Working from the data below, reproduce exactly the lines starting at the one that holds "Emit a Python" and ending at the one that holds "plt.rcParams['font.family'] = ['Liberation". Pictures are excluded.

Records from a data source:
>>
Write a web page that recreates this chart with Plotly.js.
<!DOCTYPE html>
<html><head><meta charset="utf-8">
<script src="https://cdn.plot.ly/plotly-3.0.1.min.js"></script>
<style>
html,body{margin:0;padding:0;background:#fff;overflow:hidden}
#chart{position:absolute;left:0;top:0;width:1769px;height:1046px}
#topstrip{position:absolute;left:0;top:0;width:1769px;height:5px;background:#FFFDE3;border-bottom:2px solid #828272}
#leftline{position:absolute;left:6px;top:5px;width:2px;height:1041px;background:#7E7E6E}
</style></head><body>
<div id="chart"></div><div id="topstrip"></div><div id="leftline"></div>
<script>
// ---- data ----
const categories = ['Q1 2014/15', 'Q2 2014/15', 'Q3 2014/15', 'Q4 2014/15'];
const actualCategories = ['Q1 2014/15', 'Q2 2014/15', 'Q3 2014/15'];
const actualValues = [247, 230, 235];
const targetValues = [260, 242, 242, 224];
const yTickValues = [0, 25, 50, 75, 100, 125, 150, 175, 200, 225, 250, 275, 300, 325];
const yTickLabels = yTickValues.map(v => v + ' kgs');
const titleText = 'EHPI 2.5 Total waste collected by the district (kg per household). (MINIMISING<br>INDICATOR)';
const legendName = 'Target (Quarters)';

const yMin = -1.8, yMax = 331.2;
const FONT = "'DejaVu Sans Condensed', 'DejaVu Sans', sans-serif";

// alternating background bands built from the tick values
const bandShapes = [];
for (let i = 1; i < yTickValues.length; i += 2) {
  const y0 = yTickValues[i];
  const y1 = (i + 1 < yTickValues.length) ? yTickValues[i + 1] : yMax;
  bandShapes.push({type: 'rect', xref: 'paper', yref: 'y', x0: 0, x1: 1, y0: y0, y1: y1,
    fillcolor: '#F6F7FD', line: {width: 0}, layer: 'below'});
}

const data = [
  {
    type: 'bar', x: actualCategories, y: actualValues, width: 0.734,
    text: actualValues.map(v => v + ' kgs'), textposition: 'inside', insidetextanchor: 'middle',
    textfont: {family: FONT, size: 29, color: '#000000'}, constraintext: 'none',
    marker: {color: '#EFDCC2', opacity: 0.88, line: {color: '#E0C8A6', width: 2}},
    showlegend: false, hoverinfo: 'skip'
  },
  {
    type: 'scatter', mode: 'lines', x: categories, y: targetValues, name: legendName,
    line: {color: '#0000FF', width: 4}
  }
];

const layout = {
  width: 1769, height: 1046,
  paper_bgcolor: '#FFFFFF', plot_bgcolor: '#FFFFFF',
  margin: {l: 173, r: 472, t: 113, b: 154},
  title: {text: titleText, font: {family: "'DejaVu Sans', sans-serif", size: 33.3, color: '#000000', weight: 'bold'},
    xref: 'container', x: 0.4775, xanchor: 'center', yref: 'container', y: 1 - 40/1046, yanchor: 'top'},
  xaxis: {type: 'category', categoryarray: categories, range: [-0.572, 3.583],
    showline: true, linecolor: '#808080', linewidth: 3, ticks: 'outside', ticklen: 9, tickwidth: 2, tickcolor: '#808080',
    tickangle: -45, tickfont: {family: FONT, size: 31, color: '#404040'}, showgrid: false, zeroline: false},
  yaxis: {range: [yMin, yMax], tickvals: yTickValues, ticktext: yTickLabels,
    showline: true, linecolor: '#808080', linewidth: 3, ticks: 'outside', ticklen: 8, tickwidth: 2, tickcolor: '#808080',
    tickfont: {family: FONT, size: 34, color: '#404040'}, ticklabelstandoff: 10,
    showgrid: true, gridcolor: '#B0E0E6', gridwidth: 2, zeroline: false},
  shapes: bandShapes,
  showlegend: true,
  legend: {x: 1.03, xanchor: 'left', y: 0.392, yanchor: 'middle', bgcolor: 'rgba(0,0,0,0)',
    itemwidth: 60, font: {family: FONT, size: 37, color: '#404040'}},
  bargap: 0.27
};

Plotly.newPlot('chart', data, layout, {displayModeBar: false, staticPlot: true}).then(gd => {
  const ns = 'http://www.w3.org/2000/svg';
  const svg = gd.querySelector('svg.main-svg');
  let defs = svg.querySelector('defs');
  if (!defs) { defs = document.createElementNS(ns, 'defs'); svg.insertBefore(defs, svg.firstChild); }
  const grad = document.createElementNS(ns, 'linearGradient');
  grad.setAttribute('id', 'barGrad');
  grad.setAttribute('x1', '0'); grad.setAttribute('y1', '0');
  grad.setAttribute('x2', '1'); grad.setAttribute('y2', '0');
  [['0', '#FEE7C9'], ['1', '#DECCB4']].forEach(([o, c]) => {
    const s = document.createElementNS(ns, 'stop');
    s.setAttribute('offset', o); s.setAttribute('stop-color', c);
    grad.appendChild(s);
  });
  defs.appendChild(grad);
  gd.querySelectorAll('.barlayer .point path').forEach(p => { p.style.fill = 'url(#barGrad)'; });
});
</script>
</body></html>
<<
>>
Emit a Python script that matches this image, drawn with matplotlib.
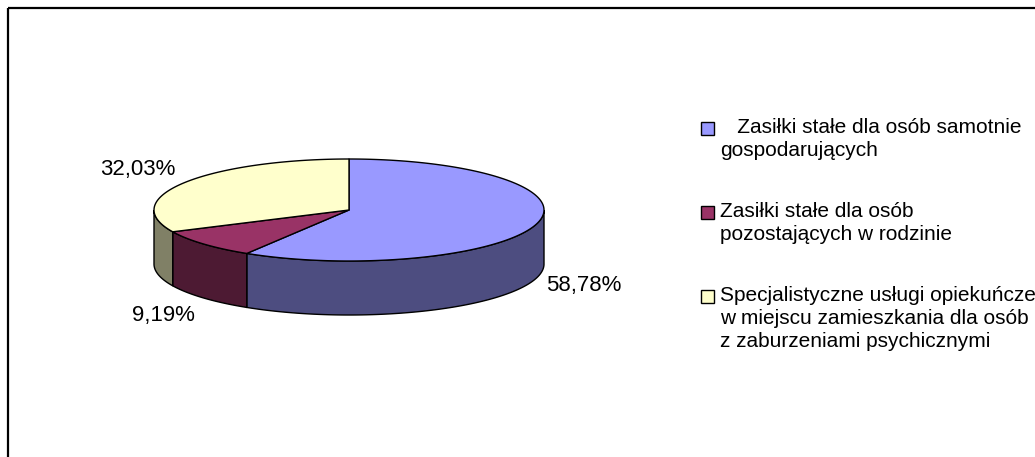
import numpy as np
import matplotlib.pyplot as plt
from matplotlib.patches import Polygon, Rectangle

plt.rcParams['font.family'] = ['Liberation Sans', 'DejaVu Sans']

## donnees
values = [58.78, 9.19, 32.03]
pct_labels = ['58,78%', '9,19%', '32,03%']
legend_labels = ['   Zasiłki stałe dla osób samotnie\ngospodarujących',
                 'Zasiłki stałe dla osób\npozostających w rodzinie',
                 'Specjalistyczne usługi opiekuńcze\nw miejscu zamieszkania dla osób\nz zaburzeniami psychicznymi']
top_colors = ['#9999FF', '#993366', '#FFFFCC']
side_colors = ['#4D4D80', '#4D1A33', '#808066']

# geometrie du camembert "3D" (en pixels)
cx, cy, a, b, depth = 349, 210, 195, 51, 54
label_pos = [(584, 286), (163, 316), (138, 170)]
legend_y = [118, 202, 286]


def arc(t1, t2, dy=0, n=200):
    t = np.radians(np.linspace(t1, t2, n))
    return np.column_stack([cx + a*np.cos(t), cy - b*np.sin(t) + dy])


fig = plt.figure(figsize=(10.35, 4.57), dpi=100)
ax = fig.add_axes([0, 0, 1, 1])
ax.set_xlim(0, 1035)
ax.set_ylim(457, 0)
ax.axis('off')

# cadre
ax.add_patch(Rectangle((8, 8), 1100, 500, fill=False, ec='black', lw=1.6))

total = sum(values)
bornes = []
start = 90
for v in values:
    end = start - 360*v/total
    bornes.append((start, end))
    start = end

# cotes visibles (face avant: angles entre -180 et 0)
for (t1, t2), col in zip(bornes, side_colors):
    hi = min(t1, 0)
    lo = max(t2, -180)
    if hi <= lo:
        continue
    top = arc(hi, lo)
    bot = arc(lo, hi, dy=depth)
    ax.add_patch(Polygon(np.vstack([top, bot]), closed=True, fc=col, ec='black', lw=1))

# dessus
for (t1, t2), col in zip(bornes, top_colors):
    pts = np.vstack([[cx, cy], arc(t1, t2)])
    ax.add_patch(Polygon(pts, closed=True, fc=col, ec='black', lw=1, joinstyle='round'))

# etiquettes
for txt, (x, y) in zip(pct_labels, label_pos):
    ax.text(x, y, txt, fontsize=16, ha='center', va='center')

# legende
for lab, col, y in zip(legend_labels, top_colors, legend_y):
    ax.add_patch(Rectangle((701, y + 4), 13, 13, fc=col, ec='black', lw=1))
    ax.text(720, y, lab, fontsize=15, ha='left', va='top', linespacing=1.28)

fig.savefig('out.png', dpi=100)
<<
● Reply
Emit a Python script that matches this image, drawn with matplotlib.
import numpy as np
import matplotlib.pyplot as plt
from matplotlib.patches import Polygon, Rectangle

plt.rcParams['font.family'] = ['Liberation Sans', 'DejaVu Sans']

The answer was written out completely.